*SOURCE DATA*:
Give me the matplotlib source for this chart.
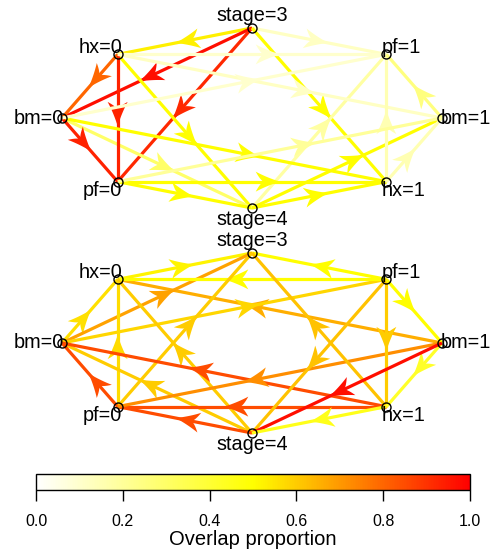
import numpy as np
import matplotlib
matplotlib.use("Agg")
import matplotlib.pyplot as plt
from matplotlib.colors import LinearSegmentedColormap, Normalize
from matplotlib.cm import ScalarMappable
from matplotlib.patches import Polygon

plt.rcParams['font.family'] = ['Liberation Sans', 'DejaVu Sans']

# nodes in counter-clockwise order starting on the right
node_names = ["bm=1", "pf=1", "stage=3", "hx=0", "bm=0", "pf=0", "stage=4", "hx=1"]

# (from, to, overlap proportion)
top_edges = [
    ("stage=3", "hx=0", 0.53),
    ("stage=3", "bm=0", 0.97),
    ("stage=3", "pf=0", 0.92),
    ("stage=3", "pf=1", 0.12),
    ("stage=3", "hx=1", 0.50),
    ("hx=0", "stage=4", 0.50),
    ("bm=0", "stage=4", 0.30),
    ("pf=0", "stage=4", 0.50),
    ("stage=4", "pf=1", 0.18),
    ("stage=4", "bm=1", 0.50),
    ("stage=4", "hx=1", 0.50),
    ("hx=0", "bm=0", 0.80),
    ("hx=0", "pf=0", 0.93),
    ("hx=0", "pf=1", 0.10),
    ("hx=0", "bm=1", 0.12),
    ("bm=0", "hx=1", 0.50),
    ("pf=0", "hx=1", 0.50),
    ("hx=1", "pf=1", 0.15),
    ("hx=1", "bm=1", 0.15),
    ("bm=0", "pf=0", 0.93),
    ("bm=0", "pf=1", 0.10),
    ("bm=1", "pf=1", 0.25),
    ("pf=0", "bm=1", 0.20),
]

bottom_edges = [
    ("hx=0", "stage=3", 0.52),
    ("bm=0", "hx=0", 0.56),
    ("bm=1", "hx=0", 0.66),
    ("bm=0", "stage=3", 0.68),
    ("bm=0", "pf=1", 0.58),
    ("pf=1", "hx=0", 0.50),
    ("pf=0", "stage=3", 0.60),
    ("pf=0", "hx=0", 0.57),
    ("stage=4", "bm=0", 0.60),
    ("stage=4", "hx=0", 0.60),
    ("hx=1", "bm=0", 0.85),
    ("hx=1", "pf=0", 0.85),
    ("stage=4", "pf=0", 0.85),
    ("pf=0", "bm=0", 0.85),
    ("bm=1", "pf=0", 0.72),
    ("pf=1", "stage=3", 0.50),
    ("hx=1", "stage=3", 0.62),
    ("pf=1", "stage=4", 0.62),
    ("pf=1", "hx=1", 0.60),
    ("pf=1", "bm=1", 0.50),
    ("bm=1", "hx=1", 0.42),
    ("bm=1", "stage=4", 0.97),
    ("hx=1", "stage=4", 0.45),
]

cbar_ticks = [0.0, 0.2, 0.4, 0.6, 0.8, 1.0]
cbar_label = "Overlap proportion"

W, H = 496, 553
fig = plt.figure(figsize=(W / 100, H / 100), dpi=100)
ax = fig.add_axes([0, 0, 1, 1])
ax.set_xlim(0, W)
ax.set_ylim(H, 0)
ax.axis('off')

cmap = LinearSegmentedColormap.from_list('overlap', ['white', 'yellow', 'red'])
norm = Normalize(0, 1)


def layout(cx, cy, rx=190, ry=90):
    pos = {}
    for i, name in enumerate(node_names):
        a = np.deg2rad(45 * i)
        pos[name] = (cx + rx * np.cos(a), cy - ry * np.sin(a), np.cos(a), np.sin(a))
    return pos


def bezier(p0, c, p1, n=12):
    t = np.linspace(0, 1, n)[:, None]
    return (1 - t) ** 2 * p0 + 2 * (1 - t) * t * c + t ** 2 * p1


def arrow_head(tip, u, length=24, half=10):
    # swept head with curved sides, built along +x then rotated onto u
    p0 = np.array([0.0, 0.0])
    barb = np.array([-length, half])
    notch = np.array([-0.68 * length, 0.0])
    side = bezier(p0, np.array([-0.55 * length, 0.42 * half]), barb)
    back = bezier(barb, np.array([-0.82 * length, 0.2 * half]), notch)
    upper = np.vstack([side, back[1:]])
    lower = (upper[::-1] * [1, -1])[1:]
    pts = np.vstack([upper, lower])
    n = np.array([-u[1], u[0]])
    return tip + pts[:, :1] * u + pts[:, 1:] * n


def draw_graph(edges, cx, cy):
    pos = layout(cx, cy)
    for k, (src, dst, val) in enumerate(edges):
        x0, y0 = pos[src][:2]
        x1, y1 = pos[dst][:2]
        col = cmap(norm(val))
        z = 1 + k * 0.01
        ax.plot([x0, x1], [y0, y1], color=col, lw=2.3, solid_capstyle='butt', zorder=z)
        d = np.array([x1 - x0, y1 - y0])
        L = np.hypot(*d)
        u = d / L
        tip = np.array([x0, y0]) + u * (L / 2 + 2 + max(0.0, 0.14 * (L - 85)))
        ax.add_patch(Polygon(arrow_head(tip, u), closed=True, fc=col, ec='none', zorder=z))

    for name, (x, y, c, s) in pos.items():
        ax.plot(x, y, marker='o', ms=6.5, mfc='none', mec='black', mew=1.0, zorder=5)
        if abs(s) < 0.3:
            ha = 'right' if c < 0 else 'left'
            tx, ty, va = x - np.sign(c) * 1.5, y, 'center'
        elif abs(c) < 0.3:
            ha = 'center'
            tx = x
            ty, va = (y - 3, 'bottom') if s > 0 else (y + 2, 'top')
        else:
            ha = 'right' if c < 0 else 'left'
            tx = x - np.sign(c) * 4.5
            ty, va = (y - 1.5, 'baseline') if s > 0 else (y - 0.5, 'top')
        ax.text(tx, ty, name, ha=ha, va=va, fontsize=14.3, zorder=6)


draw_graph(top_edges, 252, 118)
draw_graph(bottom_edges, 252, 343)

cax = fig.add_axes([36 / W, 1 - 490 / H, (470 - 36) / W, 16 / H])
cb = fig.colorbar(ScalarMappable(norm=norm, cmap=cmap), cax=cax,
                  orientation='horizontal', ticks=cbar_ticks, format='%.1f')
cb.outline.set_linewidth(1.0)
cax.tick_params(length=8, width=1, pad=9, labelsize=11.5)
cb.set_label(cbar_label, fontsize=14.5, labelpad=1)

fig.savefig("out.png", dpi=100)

*WHAT THE EXERCISE ASKS*: Return, unchanged, the lines from the first line of the material through the line that holds "from matplotlib.patches import Polygon", inclusive, omitting pictures.

*PROBLEM SOLUTION*:
Give me the matplotlib source for this chart.
import numpy as np
import matplotlib
matplotlib.use("Agg")
import matplotlib.pyplot as plt
from matplotlib.colors import LinearSegmentedColormap, Normalize
from matplotlib.cm import ScalarMappable
from matplotlib.patches import Polygon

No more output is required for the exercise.